Suppose that $\omega_1$ intersects $AB$ at $U,$ $\omega_2$ intersects $CA$ at $V,$ $\omega_1$ intersects $\omega_2$ at the second point $S$. We have $\overline{AU} \cdot \overline{AB} = \overline{AD} \cdot \overline{AS} = \overline{AV} \cdot \overline{AC}$. Then $B, C, U, V$ lie on a circle.
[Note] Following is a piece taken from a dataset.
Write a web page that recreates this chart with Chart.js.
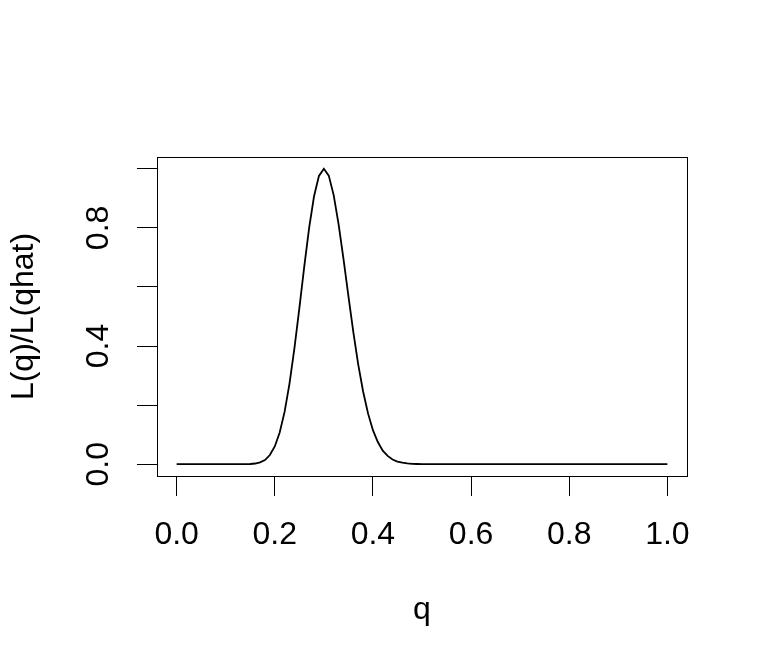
<!DOCTYPE html>
<html>
<head>
<meta charset="utf-8">
<script src="https://cdn.jsdelivr.net/npm/chart.js@4/dist/chart.umd.min.js"></script>
<style>
  html, body { margin: 0; padding: 0; background: #ffffff; }
  canvas { display: block; }
</style>
</head>
<body>
<canvas id="plot" width="768" height="672"></canvas>
<script>
// q grid (0 to 1, step 0.01)
const qValues = [
  0.00, 0.01, 0.02, 0.03, 0.04, 0.05, 0.06, 0.07, 0.08, 0.09,
  0.10, 0.11, 0.12, 0.13, 0.14, 0.15, 0.16, 0.17, 0.18, 0.19,
  0.20, 0.21, 0.22, 0.23, 0.24, 0.25, 0.26, 0.27, 0.28, 0.29,
  0.30, 0.31, 0.32, 0.33, 0.34, 0.35, 0.36, 0.37, 0.38, 0.39,
  0.40, 0.41, 0.42, 0.43, 0.44, 0.45, 0.46, 0.47, 0.48, 0.49,
  0.50, 0.51, 0.52, 0.53, 0.54, 0.55, 0.56, 0.57, 0.58, 0.59,
  0.60, 0.61, 0.62, 0.63, 0.64, 0.65, 0.66, 0.67, 0.68, 0.69,
  0.70, 0.71, 0.72, 0.73, 0.74, 0.75, 0.76, 0.77, 0.78, 0.79,
  0.80, 0.81, 0.82, 0.83, 0.84, 0.85, 0.86, 0.87, 0.88, 0.89,
  0.90, 0.91, 0.92, 0.93, 0.94, 0.95, 0.96, 0.97, 0.98, 0.99,
  1.00
];

// relative likelihood L(q)/L(qhat)
const relLik = [
  0, 0, 0, 0, 0, 0, 0, 0, 0, 0,
  0, 0, 0, 0.0001, 0.0002, 0.0007, 0.0023, 0.006, 0.014, 0.031,
  0.060, 0.107, 0.177, 0.273, 0.392, 0.527, 0.668, 0.800, 0.907, 0.976,
  1.000, 0.977, 0.911, 0.813, 0.695, 0.570, 0.448, 0.338, 0.246, 0.172,
  0.115, 0.075, 0.046, 0.028, 0.016, 0.009, 0.005, 0.0025, 0.0012, 0.0006,
  0.0003, 0, 0, 0, 0, 0, 0, 0, 0, 0,
  0, 0, 0, 0, 0, 0, 0, 0, 0, 0,
  0, 0, 0, 0, 0, 0, 0, 0, 0, 0,
  0, 0, 0, 0, 0, 0, 0, 0, 0, 0,
  0, 0, 0, 0, 0, 0, 0, 0, 0, 0,
  0
];

const xTicks = [0.0, 0.2, 0.4, 0.6, 0.8, 1.0];
const yTicks = [0.0, 0.2, 0.4, 0.6, 0.8, 1.0];
const yLabelled = [0.0, 0.4, 0.8];

const fontFamily = '"Liberation Sans", Arial, Helvetica, sans-serif';

// full box around the plotting region, like R's box()
const boxPlugin = {
  id: 'boxPlugin',
  afterDraw(chart) {
    const a = chart.chartArea;
    const ctx = chart.ctx;
    ctx.save();
    ctx.strokeStyle = '#000000';
    ctx.lineWidth = 1;
    ctx.strokeRect(Math.round(a.left) + 0.5, Math.round(a.top) + 0.5,
      Math.round(a.right - a.left), Math.round(a.bottom - a.top));
    ctx.restore();
  }
};

const points = qValues.map((q, i) => ({ x: q, y: relLik[i] }));

new Chart(document.getElementById('plot'), {
  type: 'line',
  data: {
    datasets: [{
      data: points,
      borderColor: '#000000',
      borderWidth: 1.8,
      pointRadius: 0,
      tension: 0,
      fill: false
    }]
  },
  options: {
    responsive: false,
    animation: false,
    devicePixelRatio: 1,
    layout: { padding: { top: 157, right: 81, left: 0, bottom: 0 } },
    plugins: { legend: { display: false }, tooltip: { enabled: false } },
    scales: {
      x: {
        type: 'linear',
        min: -0.04,
        max: 1.04,
        afterFit(scale) { scale.height = 196; },
        afterBuildTicks(scale) { scale.ticks = xTicks.map(v => ({ value: v })); },
        grid: { display: true, drawOnChartArea: false, drawTicks: true, tickLength: 20, color: '#000000', lineWidth: 1 },
        border: { display: true, color: '#000000', width: 1 },
        ticks: {
          autoSkip: false,
          maxRotation: 0,
          padding: 20,
          color: '#000000',
          font: { family: fontFamily, size: 32 },
          callback: v => v.toFixed(1)
        },
        title: {
          display: true,
          text: 'q',
          color: '#000000',
          font: { family: fontFamily, size: 32 },
          padding: { top: 0, bottom: 43 }
        }
      },
      y: {
        type: 'linear',
        min: -0.04,
        max: 1.04,
        afterFit(scale) { scale.width = 157; },
        afterBuildTicks(scale) { scale.ticks = yTicks.map(v => ({ value: v })); },
        grid: { display: true, drawOnChartArea: false, drawTicks: true, tickLength: 20, color: '#000000', lineWidth: 1 },
        border: { display: true, color: '#000000', width: 1 },
        ticks: {
          autoSkip: false,
          minRotation: 90,
          maxRotation: 90,
          crossAlign: 'center',
          padding: 16,
          color: '#000000',
          font: { family: fontFamily, size: 32 },
          callback: v => (yLabelled.some(t => Math.abs(t - v) < 1e-9) ? v.toFixed(1) : '')
        },
        title: {
          display: true,
          text: 'L(q)/L(qhat)',
          color: '#000000',
          font: { family: fontFamily, size: 32 },
          padding: { top: 5, bottom: 0 }
        }
      }
    }
  },
  plugins: [boxPlugin]
});
</script>
</body>
</html>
We also have $\angle{UXD} = 180^{\circ} - \angle{ABC} - \angle{XFB} = \angle{UVC} - \angle{DVC} = \angle{UVD}$. Then $X, U, V, D$ lie on a circle. Similarly, $Y, U, V, D$ lie on a circle. So $X, Y, U, V$ lie on a circle. Hence $\angle{AYX} = \angle{AUV} = \angle{ACB}$ or $XY \parallel BC$

Rather standard. We let $M$ and $N$ be the second intersections of circles $\omega_1$ and $\omega_2$ with $\overline{AB}$ and $\overline{AC}$ respectively. It is not hard to see that $BMCN$ is cyclic since, \[AB \cdot AM = AD \cdot AP = AN \cdot AC\]Further, we can prove the following key claim. Claim : Points $M$ , $N$ , $D$ , $X$ and $Y$ lie on a circle. Proof : Simply note that, \[\measuredangle MXD = \measuredangle BXF = \measuredangle BFX + \measuredangle XBF = \measuredangle EFD + \measuredangle MBF = \measuredangle CFD + \measuredangle MBC = \measuredangle CND + \measuredangle MNC = \measuredangle MND \]from which it is clear that $MXND$ is cyclic. A similar argument show that $MYND$ is also cyclic, proving the claim. Now, the result follows by Reim's Theorem.